自然必然性と自由とに関する以上の議論を柄谷は革命論に適用するわけである。革命は、資本主義の内部的な矛盾に規定されて生じる限りでは、自然必然的な事象といえるかもしれない。しかし革命を起こすのは人間であって、その人間には自由な意思がある。人間はその自由な意思に基づいて革命を起こすよう決断する。そこに革命をめぐる「実践的な」観点がある。

こういうことで柄谷は、革命をめぐる自然必然性と人間的自由との両立を図っているように見えるが、実際にかれが重視しているのは自由のほうである。それは、史的唯物論の「常識」への反発がなさしめている。史的唯物論の「常識」は、革命の自然必然性を重視するあまり、人間的な自由を軽視あるいは無視する弊害に陥った、と柄谷は考え、それに対抗するあまり、自由の過度の強調というスタンスに傾いたのだろうと思う。

柄谷は、自由の問題を考える際に、その前提として、一般性と普遍性の区別について議論している。一般性というのは、経験的な概念であって、あくまでも蓋然的なものである。したがって絶対的でかつ永遠というわけにはいかない。それは対象となる集団に応じて異なった形をとる。
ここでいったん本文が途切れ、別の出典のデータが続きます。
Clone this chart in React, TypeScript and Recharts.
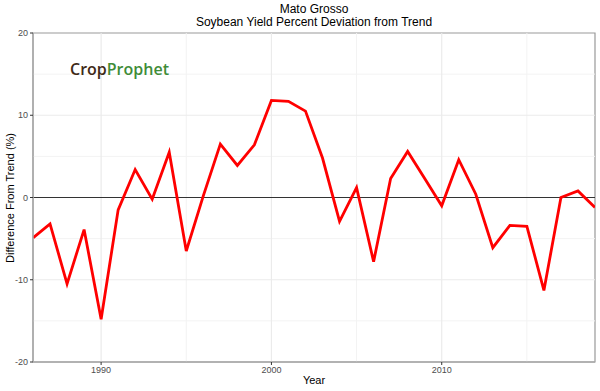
import React from "react";
import { LineChart, Line, XAxis, YAxis, ReferenceLine, ReferenceArea } from "recharts";

const years = [1986, 1987, 1988, 1989, 1990, 1991, 1992, 1993, 1994, 1995, 1996, 1997, 1998, 1999, 2000, 2001, 2002, 2003, 2004, 2005, 2006, 2007, 2008, 2009, 2010, 2011, 2012, 2013, 2014, 2015, 2016, 2017, 2018, 2019];
const deviation = [-4.9, -3.2, -10.5, -3.9, -14.8, -1.5, 3.4, -0.2, 5.5, -6.5, 0.2, 6.5, 3.9, 6.4, 11.8, 11.7, 10.5, 4.8, -2.9, 1.2, -7.8, 2.3, 5.6, 2.3, -1.0, 4.6, 0.4, -6.1, -3.4, -3.5, -11.3, 0.0, 0.8, -1.2];
const xTicks = [1990, 2000, 2010];
const xMinorGrid = [1995, 2005, 2015];
const yTicks = [-20, -10, 0, 10, 20];
const yMajorGrid = [-10, 10];
const yMinorGrid = [-15, -5, 5, 15];
const titleLines = ["Mato Grosso", "Soybean Yield Percent Deviation from Trend"];

const data = years.map((y, i) => ({ year: y, value: deviation[i] }));

const tickStyle = { fontSize: 9, fill: "#4d4d4d", fontFamily: "Liberation Sans, Arial, sans-serif" };

export default function App() {
  return (
    <div style={{ position: "absolute", left: 0, top: 0, width: 600, height: 391, background: "#fff", fontFamily: "Liberation Sans, Arial, sans-serif" }}>
      <LineChart width={600} height={391} data={data} margin={{ top: 33, right: 5, left: 0, bottom: 0 }}>
        <XAxis
          dataKey="year"
          type="number"
          domain={[1986, 2019]}
          ticks={xTicks}
          allowDataOverflow
          height={29}
          tick={tickStyle}
          tickSize={3}
          tickLine={{ stroke: "#333" }}
          axisLine={{ stroke: "#aaa", strokeWidth: 1.5 }}
        />
        <YAxis
          type="number"
          domain={[-20, 20]}
          ticks={yTicks}
          allowDataOverflow
          width={33}
          tick={tickStyle}
          tickSize={3}
          tickLine={{ stroke: "#333" }}
          axisLine={{ stroke: "#aaa", strokeWidth: 1.5 }}
        />
        {xMinorGrid.map((x) => (
          <ReferenceLine key={"xm" + x} x={x} stroke="#f3f3f3" strokeWidth={1} />
        ))}
        {yMinorGrid.map((y) => (
          <ReferenceLine key={"ym" + y} y={y} stroke="#f3f3f3" strokeWidth={1} />
        ))}
        {xTicks.map((x) => (
          <ReferenceLine key={"xM" + x} x={x} stroke="#ebebeb" strokeWidth={1.2} />
        ))}
        {yMajorGrid.map((y) => (
          <ReferenceLine key={"yM" + y} y={y} stroke="#ebebeb" strokeWidth={1.2} />
        ))}
        <ReferenceArea x1={1986} x2={2019} y1={-20} y2={20} fill="none" stroke="#999" strokeWidth={1.2} ifOverflow="visible" />
        <ReferenceLine y={0} stroke="#333" strokeWidth={1.2} />
        <Line type="linear" dataKey="value" stroke="#ff0000" strokeWidth={2.8} dot={false} isAnimationActive={false} />
      </LineChart>
      <div style={{ position: "absolute", left: 33, width: 562, top: 3, textAlign: "center", fontSize: 12, lineHeight: "13px", color: "#000" }}>
        {titleLines.map((t) => (
          <div key={t}>{t}</div>
        ))}
      </div>
      <div style={{ position: "absolute", left: 33, width: 562, top: 374, textAlign: "center", fontSize: 11, color: "#000" }}>Year</div>
      <div
        style={{
          position: "absolute",
          left: 10,
          top: 198,
          transform: "translate(-50%, -50%) rotate(-90deg)",
          whiteSpace: "nowrap",
          fontSize: 11,
          color: "#000",
        }}
      >
        Difference From Trend (%)
      </div>
      <div style={{ position: "absolute", left: 70, top: 58, fontSize: 16, fontWeight: 600, letterSpacing: 0, fontFamily: "Open Sans, sans-serif", whiteSpace: "nowrap" }}>
        <span style={{ color: "#3f2a17" }}>Crop</span>
        <span style={{ color: "#3f8c38" }}>Prophet</span>
      </div>
    </div>
  );
}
ところが普遍性というのは、絶対的で永遠の真理からなる。それは、人間である限りすべての人に適用できるものであり、また、人間が存在し続けるかぎり永遠の未来まで通用する概念である。真に自由な決断とは、そうした普遍性に支えられているものでなければならない、と柄谷は考える。そういう考えは、カントの理想主義的な面を踏まえている。そういう意味では、柄谷はカント主義者であり、そういう立場からマルクスをカント的に読み直しているといえるわけである。

なお、必然性と自由についての議論のついでに、柄谷は、現代哲学の主要な潮流も、カントがアンチノミーとして語った事柄の変奏にすぎないと言っている。柄谷によれば、実存主義は自由をもっぱら強調し、それに対して構造主義は自然必然性としての制度を強調する。どちらも、カントのアンチノミーの片棒を担いでいるに過ぎない。ポスト構造主義が、構造主義を踏まえながら、道徳の問題を重視したのは、カントのアンチノミーを両立させようとする試みだということになる。要するに、「われわれは括弧に入れると同時に、括弧をはずすことを知っていなければならないのだ」。括弧に入れるとは、視点を絞るということである。視点を絞ることで、より明瞭に見えてくるものと、見えなくなるものがある、ということを忘れないでいることが必要だというのである。